Hari ini, 31 Januari 2021, Sangihe merayakan HUT ke 596 tahun. Banyak hal menarik yang patut menjadi buah renung tentang kepulauan ini, baik dari sisi sejarah dan juga budaya yang telah menuntun detak jantung peradaban manusia Sangihe sejak ribuan tahun. Berikut ini sebuah catatan ringkas dirangkum Barta1.com dieditori Iverdixon Tinungki.
Tak saja pada zaman Horace (Horatius) di Yunani ditemukan apa yang disebut sebagai dulce dan utile. Kecerdasan sastrawi dan kecerdasan musikal pun telah hidup dalam ribuan tahun Sangihe. Keindahan dan kebergunaan sastra telah menjadi akar sejarah dan filsafat kehidupan mereka. Di negeri kepulauan itu, masyarakatnya memandang bahwa Sasambo (puisi) sama seriusnya dan sama pentingnya dengan filsafat atau ilmu pengetahuan kebijaksanaan dan memiliki persamaan dengan kebenaran atau jadi mirip kebenaran.
Saat masyarakat bergerak dengan begitu tenang ke arah modernitas, budaya telah dianggap sebagai pustaka dari masa lampau yang sudah tidak punya makna dalam kehidupan social abad modern. Dalam masyarakat modern, sains dan teknologi diandaikan –secara berlebihan—akan mampu menjawab banyak pertanyaan menyangkut asal muasal alam dan pertanyaan eksistensial lain. Pandangan itu kemudian dibantah dalam diskursus masyarakat pascamodern yang menganggap sains dan teknologi tidak mampu menjawab semua perkara, terutama menyangkut makna hidup manusia. Ini sebabnya, secara global masyarakat etnik mulai membangun gerak eksodus kembali merambah dan merefleksikan bentuk-bentuk pencarian spiritualitas yang baru, yang ditandai pengkristalan kembali bahkan bangkitnya semangat berciri etnik yang digambarkan secara sempurna oleh John Naisbitt dalam; “Global Paradox” sebagai fenomena yang akan menderas di aras abad 21. Ia menyebutnya sebagai fenomena tribalisme. Suatu exodus besar kembalinya umat manusia ke nilai entitas kultur masing-masing masyarakat.

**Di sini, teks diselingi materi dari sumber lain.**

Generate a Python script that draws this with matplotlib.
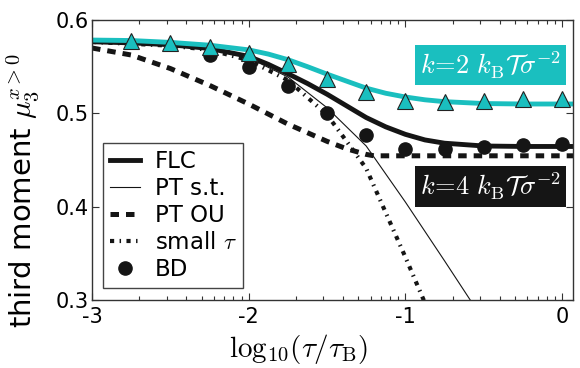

Ketika Giacomo Gastaldi mencatumkan Sangil (Sangihe) dalam peta yang dibuatnya pada tahun 1528, Kerajaan Siau sudah berusia 18 tahun sejak diproklamasikan oleh Raja Lokongbanua II pada tahun 1510. Sementara kedatuan di pulau Sangihe yang didirikan Datu Gumansaļangi dan Permaisuri Ondaasa sudah berusia 178 tahun sejak berdiri pada 1350. Bahkan kedatuan ini sudah berusia 63 tahun saat Cheng Ho dalam ekspedisi ke IV tercatat sebagai pengelana laut pertama yang melintasi kepulauan Sangihe Talaud dalam 2 tahun pelayarannya sejak 1413 hingga 1415. Pada era inilah sejarah mulai ditulis oleh para pendatang. Pada masa sebelumnya, sejarah lebih banyak tersimpan dalam mite dan legenda.
Demikian mitos dan legenda dalam ribuan tahun Nusa Utara menyajikan jejak tua asal-usul manusia. Bila masuk lebih dalam menelisik aneka budaya lisan di masyarakat Sangihe Talaud, kita dipertemukan dengan cerita jejak nenek moyang lebih unik dan menarik seperti pengakuan adanya para pendatang (homo sapiens) yang dalam bahasa setempat disebut sebagai Ampuang (manusia biasa). Salah satu Ampuang tertua yang disebutkan sumber-sumber Siau adalah Tatetu. Ia diriwayatkan sebagai perpanjangan tangan dewa Aditinggi yang bersemayam di puncak gunung Karangetang. Sebuah kutipan sastra purba yang diperkirakan berasal dari masa Tatetu yaitu “Meno-meno Makisembah” (Menyala-nyala minta disembah). Dari sanalah pada masa yang panjang, masyarakat era para Ampuang, akan memilih seorang gadis perawan untuk dikorbankan sebagai sesembahan kepada dewa Aditinggi.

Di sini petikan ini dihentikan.